- **YOUR TASK**: Gather each line of the entries below that includes "script".

>> Start

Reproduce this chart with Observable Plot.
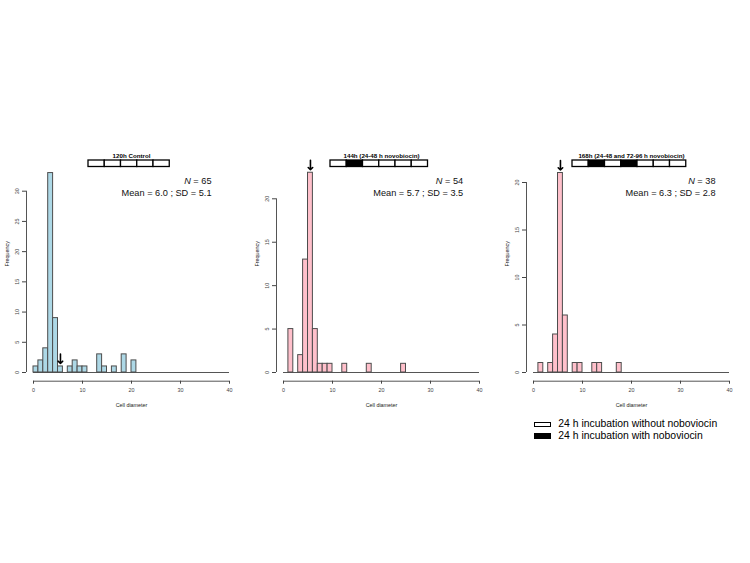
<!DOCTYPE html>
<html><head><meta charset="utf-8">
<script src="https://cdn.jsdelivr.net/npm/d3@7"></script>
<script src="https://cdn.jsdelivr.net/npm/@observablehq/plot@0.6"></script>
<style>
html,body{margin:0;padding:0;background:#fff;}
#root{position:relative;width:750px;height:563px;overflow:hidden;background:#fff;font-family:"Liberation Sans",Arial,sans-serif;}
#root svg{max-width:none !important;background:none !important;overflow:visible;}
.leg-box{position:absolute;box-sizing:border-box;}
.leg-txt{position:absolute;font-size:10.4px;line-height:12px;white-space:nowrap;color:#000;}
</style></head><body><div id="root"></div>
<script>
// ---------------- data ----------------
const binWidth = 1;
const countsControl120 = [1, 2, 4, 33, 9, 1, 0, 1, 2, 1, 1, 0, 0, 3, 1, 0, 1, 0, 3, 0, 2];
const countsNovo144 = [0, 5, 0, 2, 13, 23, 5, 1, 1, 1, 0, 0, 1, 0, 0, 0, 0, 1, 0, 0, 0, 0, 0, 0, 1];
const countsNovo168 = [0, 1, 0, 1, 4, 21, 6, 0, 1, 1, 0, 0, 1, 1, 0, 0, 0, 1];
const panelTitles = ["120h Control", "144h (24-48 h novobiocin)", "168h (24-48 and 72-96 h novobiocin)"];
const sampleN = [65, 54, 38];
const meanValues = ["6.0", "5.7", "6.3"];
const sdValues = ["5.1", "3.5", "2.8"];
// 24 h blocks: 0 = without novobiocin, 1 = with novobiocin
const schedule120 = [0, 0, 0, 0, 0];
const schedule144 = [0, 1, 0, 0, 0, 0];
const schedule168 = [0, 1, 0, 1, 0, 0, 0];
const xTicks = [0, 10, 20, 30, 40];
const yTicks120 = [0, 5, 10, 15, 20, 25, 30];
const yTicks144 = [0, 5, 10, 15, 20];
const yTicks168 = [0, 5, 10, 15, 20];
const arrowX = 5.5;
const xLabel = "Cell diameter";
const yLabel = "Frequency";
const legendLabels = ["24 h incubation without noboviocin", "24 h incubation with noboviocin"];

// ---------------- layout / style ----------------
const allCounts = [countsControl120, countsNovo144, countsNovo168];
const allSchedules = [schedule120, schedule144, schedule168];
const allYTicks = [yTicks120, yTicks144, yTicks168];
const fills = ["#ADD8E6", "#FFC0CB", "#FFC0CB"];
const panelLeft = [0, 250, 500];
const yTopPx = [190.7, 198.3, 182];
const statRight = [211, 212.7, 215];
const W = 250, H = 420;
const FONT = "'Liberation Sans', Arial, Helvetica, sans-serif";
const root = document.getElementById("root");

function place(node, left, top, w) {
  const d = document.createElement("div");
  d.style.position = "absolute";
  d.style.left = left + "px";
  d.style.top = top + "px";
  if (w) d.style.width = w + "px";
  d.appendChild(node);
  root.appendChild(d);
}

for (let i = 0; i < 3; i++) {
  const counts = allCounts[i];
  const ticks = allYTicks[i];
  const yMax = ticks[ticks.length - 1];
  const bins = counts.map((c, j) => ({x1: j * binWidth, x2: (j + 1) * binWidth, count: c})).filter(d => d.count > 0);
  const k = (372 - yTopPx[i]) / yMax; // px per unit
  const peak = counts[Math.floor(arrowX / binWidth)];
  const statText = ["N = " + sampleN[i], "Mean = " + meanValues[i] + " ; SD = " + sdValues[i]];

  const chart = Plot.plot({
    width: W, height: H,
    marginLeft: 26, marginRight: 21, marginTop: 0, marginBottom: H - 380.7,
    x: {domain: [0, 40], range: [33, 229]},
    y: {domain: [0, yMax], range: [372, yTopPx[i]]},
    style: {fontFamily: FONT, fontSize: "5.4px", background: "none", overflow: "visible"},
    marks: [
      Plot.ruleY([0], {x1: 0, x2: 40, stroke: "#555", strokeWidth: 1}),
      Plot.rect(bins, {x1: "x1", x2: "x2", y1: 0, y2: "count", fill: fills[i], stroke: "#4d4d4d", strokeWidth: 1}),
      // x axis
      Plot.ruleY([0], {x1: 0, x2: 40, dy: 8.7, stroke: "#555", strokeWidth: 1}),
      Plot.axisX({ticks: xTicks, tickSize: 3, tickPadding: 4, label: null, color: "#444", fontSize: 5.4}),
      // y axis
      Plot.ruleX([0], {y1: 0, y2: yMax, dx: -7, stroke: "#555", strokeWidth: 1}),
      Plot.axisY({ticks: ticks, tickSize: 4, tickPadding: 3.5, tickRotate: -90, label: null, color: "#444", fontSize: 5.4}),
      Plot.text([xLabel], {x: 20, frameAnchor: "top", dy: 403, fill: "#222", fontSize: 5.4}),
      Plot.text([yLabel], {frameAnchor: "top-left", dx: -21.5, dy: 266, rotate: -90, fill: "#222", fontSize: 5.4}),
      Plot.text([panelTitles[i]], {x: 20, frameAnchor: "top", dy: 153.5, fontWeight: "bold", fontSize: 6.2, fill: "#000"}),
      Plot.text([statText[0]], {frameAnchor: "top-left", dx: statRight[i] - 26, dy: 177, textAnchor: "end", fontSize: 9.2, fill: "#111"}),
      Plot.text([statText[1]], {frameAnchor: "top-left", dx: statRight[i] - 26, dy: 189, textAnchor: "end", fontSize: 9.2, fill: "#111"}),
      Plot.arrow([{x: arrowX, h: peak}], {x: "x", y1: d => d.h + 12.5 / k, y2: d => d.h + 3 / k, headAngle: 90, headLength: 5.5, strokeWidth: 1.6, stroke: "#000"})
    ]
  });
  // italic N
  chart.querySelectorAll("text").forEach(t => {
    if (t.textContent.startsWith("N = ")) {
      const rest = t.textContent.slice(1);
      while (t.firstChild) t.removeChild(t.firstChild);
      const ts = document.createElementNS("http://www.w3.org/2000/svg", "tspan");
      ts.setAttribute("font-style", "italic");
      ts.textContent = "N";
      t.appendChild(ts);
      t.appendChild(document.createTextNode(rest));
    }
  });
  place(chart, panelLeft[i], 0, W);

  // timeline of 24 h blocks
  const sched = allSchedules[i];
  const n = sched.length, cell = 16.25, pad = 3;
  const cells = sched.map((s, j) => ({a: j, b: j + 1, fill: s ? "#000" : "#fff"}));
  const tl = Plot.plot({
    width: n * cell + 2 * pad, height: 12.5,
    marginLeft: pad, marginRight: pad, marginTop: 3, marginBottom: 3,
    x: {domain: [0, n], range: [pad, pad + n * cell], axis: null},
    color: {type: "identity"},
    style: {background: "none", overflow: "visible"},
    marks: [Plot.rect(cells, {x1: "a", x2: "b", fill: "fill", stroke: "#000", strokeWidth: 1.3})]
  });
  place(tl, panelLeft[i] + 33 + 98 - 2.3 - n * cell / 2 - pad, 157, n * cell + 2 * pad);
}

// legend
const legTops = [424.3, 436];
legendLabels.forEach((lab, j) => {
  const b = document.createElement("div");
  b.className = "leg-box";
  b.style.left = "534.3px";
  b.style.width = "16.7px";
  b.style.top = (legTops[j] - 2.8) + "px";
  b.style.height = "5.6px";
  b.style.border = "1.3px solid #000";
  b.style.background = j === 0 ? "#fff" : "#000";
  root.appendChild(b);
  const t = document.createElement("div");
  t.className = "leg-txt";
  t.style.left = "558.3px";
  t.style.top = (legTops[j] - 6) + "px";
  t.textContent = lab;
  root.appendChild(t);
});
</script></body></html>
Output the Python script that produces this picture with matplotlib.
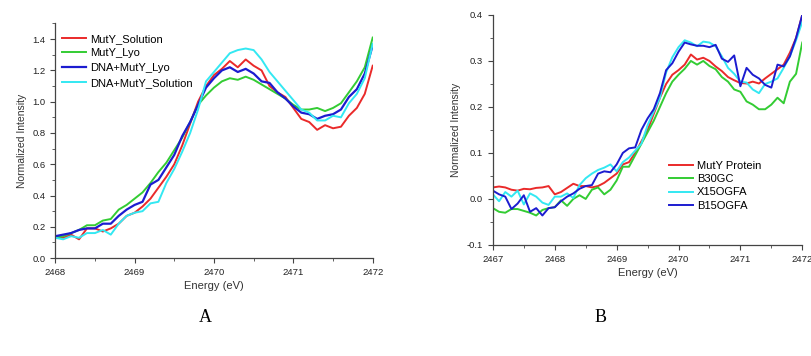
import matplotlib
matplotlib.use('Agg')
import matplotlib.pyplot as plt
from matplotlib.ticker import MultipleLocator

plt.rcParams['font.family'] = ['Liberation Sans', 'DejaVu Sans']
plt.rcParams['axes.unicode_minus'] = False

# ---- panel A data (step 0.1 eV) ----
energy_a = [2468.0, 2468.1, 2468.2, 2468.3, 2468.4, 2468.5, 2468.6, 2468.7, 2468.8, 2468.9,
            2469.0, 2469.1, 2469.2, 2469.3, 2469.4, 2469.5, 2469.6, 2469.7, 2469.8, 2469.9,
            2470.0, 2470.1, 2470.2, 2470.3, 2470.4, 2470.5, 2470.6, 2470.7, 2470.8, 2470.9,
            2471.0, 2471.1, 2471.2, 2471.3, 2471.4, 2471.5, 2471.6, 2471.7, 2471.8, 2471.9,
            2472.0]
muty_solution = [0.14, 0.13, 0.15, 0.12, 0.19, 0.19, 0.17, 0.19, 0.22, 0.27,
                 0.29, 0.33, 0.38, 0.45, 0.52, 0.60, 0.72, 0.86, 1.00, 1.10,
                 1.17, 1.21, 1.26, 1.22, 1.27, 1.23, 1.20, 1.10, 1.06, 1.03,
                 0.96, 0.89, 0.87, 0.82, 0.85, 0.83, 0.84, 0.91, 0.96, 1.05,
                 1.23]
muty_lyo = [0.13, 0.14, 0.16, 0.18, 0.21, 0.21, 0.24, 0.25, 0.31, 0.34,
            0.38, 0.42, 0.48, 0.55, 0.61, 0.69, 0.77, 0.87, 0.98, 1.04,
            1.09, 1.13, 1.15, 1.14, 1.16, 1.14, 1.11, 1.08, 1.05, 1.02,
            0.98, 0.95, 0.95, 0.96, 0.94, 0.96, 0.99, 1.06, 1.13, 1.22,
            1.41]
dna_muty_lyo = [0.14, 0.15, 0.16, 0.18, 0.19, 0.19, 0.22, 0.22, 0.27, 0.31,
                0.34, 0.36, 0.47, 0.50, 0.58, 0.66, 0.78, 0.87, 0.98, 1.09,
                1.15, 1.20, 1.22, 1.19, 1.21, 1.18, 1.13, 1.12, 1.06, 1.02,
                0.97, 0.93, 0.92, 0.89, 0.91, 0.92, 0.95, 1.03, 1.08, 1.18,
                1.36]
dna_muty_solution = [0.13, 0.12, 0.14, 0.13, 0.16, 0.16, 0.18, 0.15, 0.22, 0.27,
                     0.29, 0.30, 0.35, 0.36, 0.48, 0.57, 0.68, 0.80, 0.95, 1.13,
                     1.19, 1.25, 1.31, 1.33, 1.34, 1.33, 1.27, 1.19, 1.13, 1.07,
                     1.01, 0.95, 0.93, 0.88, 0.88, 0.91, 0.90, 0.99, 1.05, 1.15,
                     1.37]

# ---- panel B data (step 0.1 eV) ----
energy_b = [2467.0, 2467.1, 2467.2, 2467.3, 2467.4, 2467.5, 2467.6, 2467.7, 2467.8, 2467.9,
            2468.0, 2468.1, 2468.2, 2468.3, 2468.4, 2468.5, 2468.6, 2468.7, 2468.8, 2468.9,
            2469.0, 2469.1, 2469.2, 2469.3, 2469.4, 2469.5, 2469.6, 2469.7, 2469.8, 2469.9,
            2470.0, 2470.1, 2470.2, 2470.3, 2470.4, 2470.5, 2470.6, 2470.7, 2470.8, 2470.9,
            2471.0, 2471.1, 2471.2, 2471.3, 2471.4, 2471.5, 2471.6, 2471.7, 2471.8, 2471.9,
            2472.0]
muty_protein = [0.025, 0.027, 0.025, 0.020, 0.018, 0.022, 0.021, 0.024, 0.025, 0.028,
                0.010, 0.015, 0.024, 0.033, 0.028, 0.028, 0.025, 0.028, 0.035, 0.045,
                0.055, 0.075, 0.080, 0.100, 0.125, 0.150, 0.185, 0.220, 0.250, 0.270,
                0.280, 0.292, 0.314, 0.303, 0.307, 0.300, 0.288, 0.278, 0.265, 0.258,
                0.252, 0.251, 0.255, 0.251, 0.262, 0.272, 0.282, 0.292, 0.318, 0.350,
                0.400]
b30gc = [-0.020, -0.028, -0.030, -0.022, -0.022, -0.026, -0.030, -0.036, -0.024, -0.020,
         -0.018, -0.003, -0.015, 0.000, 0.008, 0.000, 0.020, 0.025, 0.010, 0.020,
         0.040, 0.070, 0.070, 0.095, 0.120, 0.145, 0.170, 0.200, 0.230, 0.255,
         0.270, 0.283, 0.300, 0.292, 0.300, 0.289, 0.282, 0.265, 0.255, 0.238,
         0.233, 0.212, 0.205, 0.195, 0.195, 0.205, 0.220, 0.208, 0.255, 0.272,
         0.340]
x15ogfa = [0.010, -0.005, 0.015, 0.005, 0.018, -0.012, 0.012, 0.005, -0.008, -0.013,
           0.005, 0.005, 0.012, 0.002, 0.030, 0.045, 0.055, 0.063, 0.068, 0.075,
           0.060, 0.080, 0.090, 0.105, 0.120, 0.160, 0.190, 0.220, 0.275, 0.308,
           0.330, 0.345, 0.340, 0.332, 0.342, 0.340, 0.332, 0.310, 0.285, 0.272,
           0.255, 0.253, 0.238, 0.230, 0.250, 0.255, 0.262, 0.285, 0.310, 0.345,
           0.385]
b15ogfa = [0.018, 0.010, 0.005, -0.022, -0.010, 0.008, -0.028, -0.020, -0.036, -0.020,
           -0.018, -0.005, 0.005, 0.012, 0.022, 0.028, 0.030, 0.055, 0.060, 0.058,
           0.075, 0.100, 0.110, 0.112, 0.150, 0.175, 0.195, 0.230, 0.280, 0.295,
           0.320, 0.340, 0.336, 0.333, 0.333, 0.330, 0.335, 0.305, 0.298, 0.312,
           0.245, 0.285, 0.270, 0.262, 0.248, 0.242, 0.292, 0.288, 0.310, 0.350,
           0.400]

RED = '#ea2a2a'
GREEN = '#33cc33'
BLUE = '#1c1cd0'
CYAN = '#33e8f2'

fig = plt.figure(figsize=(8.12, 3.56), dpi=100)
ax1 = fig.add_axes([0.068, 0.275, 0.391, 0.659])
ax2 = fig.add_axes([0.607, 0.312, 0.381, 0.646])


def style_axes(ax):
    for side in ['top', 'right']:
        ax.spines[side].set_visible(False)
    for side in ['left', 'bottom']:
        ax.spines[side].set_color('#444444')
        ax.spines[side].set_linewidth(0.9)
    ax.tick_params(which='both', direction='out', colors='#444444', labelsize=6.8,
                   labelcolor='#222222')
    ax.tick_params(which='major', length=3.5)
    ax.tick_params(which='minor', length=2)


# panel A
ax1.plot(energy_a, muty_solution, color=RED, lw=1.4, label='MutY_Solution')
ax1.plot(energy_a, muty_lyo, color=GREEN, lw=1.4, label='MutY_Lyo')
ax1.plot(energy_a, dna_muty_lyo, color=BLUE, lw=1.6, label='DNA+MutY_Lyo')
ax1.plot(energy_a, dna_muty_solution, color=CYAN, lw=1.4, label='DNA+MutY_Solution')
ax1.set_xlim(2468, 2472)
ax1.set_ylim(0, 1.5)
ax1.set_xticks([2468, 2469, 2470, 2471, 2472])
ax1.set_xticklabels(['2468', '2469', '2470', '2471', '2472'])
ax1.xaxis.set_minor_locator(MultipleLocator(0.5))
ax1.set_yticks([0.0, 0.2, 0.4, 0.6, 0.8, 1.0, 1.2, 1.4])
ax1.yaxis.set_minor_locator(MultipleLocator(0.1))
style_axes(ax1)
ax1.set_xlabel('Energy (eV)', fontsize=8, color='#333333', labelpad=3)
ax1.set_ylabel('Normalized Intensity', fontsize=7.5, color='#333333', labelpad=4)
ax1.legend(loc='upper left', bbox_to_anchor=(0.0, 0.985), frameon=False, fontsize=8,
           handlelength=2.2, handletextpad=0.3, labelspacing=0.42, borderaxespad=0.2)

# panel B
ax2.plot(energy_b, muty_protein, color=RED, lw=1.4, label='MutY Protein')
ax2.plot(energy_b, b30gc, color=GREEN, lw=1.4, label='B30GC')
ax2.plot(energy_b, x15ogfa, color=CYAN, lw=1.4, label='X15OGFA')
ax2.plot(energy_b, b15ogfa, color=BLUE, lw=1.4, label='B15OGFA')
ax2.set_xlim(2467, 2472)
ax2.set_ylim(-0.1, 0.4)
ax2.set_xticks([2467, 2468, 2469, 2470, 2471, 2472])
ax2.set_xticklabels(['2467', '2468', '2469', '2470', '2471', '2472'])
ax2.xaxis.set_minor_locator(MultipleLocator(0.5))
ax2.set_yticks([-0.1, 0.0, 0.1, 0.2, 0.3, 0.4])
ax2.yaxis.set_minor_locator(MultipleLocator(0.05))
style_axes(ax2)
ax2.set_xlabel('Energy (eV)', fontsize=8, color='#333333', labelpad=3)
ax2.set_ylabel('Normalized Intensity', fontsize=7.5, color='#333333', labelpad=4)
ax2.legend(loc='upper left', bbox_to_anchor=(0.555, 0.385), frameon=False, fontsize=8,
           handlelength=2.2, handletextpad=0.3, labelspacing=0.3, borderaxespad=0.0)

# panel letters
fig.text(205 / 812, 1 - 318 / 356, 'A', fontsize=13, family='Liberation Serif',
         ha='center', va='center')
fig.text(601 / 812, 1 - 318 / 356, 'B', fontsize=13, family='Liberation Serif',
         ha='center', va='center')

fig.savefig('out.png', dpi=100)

>> End

- **FINISHED ANSWER**:
<script src="https://cdn.jsdelivr.net/npm/d3@7"></script>
<script src="https://cdn.jsdelivr.net/npm/@observablehq/plot@0.6"></script>
<script>
</script></body></html>
Output the Python script that produces this picture with matplotlib.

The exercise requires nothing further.